■ SET EXERCISE: Copy all lines below exactly as written. Leave pictures out.

Plotting code records
--
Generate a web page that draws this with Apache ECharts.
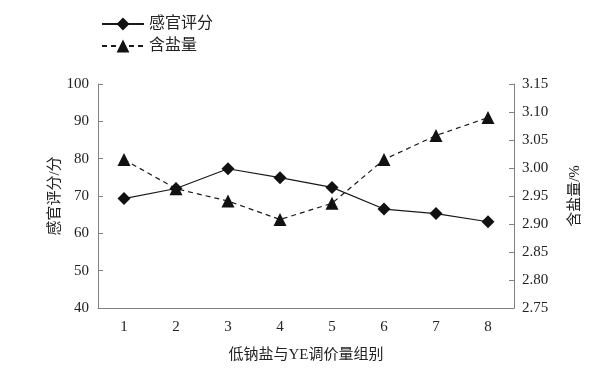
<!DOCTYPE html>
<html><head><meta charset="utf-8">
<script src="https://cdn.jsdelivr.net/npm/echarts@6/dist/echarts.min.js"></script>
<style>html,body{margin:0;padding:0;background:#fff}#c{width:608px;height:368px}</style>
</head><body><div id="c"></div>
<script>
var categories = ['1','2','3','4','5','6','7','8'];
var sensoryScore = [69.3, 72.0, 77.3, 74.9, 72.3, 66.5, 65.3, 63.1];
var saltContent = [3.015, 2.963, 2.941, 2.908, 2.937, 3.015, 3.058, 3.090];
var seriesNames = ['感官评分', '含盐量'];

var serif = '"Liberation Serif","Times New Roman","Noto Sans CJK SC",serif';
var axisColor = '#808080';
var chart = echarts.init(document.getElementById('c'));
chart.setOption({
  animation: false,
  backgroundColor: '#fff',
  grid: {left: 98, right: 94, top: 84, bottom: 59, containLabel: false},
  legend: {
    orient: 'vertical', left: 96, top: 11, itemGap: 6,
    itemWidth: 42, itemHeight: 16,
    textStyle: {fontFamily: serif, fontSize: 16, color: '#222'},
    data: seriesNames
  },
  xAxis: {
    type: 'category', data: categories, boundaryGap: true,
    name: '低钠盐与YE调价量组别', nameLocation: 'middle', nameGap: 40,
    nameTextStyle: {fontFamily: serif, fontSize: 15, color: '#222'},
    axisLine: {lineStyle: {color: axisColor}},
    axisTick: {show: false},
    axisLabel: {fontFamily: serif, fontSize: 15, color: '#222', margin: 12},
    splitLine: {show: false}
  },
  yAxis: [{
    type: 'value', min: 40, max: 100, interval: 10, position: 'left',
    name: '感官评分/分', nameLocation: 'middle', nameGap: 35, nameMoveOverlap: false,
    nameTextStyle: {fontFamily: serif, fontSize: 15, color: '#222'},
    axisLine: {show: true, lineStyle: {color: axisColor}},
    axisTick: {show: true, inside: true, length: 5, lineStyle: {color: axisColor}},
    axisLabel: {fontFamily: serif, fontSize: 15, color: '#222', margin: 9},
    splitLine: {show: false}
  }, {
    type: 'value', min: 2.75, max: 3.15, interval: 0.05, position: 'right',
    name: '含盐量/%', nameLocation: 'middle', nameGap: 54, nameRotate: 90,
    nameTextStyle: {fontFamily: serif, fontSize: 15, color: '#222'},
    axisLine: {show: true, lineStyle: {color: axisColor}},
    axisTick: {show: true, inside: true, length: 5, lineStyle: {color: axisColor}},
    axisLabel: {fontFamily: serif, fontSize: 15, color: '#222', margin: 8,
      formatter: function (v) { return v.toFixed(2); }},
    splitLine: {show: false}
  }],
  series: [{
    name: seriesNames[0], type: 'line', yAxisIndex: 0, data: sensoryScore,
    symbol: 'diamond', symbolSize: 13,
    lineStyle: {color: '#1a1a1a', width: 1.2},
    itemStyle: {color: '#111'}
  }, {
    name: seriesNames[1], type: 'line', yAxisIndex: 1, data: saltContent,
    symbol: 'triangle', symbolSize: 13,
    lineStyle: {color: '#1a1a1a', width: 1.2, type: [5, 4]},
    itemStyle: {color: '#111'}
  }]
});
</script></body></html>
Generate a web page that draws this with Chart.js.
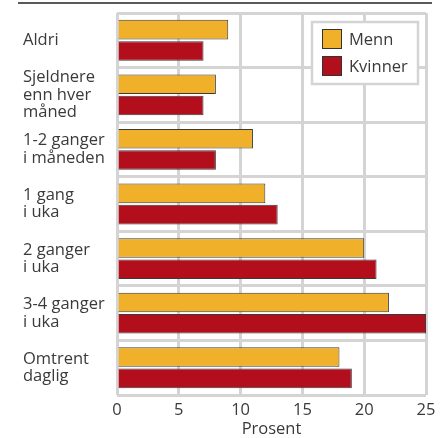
--
■ REPLY:
Generate a web page that draws this with Apache ECharts.
<!DOCTYPE html>
<html><head><meta charset="utf-8">
<script src="https://cdn.jsdelivr.net/npm/echarts@6/dist/echarts.min.js"></script>
<style>html,body{margin:0;padding:0;background:#fff}#c{width:608px;height:368px}</style>
</head><body><div id="c"></div>
<script>
var categories = ['1','2','3','4','5','6','7','8'];
var sensoryScore = [69.3, 72.0, 77.3, 74.9, 72.3, 66.5, 65.3, 63.1];
var saltContent = [3.015, 2.963, 2.941, 2.908, 2.937, 3.015, 3.058, 3.090];
var seriesNames = ['感官评分', '含盐量'];

var serif = '"Liberation Serif","Times New Roman","Noto Sans CJK SC",serif';
var axisColor = '#808080';
var chart = echarts.init(document.getElementById('c'));
chart.setOption({
  animation: false,
  backgroundColor: '#fff',
  grid: {left: 98, right: 94, top: 84, bottom: 59, containLabel: false},
  legend: {
    orient: 'vertical', left: 96, top: 11, itemGap: 6,
    itemWidth: 42, itemHeight: 16,
    textStyle: {fontFamily: serif, fontSize: 16, color: '#222'},
    data: seriesNames
  },
  xAxis: {
    type: 'category', data: categories, boundaryGap: true,
    name: '低钠盐与YE调价量组别', nameLocation: 'middle', nameGap: 40,
    nameTextStyle: {fontFamily: serif, fontSize: 15, color: '#222'},
    axisLine: {lineStyle: {color: axisColor}},
    axisTick: {show: false},
    axisLabel: {fontFamily: serif, fontSize: 15, color: '#222', margin: 12},
    splitLine: {show: false}
  },
  yAxis: [{
    type: 'value', min: 40, max: 100, interval: 10, position: 'left',
    name: '感官评分/分', nameLocation: 'middle', nameGap: 35, nameMoveOverlap: false,
    nameTextStyle: {fontFamily: serif, fontSize: 15, color: '#222'},
    axisLine: {show: true, lineStyle: {color: axisColor}},
    axisTick: {show: true, inside: true, length: 5, lineStyle: {color: axisColor}},
    axisLabel: {fontFamily: serif, fontSize: 15, color: '#222', margin: 9},
    splitLine: {show: false}
  }, {
    type: 'value', min: 2.75, max: 3.15, interval: 0.05, position: 'right',
    name: '含盐量/%', nameLocation: 'middle', nameGap: 54, nameRotate: 90,
    nameTextStyle: {fontFamily: serif, fontSize: 15, color: '#222'},
    axisLine: {show: true, lineStyle: {color: axisColor}},
    axisTick: {show: true, inside: true, length: 5, lineStyle: {color: axisColor}},
    axisLabel: {fontFamily: serif, fontSize: 15, color: '#222', margin: 8,
      formatter: function (v) { return v.toFixed(2); }},
    splitLine: {show: false}
  }],
  series: [{
    name: seriesNames[0], type: 'line', yAxisIndex: 0, data: sensoryScore,
    symbol: 'diamond', symbolSize: 13,
    lineStyle: {color: '#1a1a1a', width: 1.2},
    itemStyle: {color: '#111'}
  }, {
    name: seriesNames[1], type: 'line', yAxisIndex: 1, data: saltContent,
    symbol: 'triangle', symbolSize: 13,
    lineStyle: {color: '#1a1a1a', width: 1.2, type: [5, 4]},
    itemStyle: {color: '#111'}
  }]
});
</script></body></html>
Generate a web page that draws this with Chart.js.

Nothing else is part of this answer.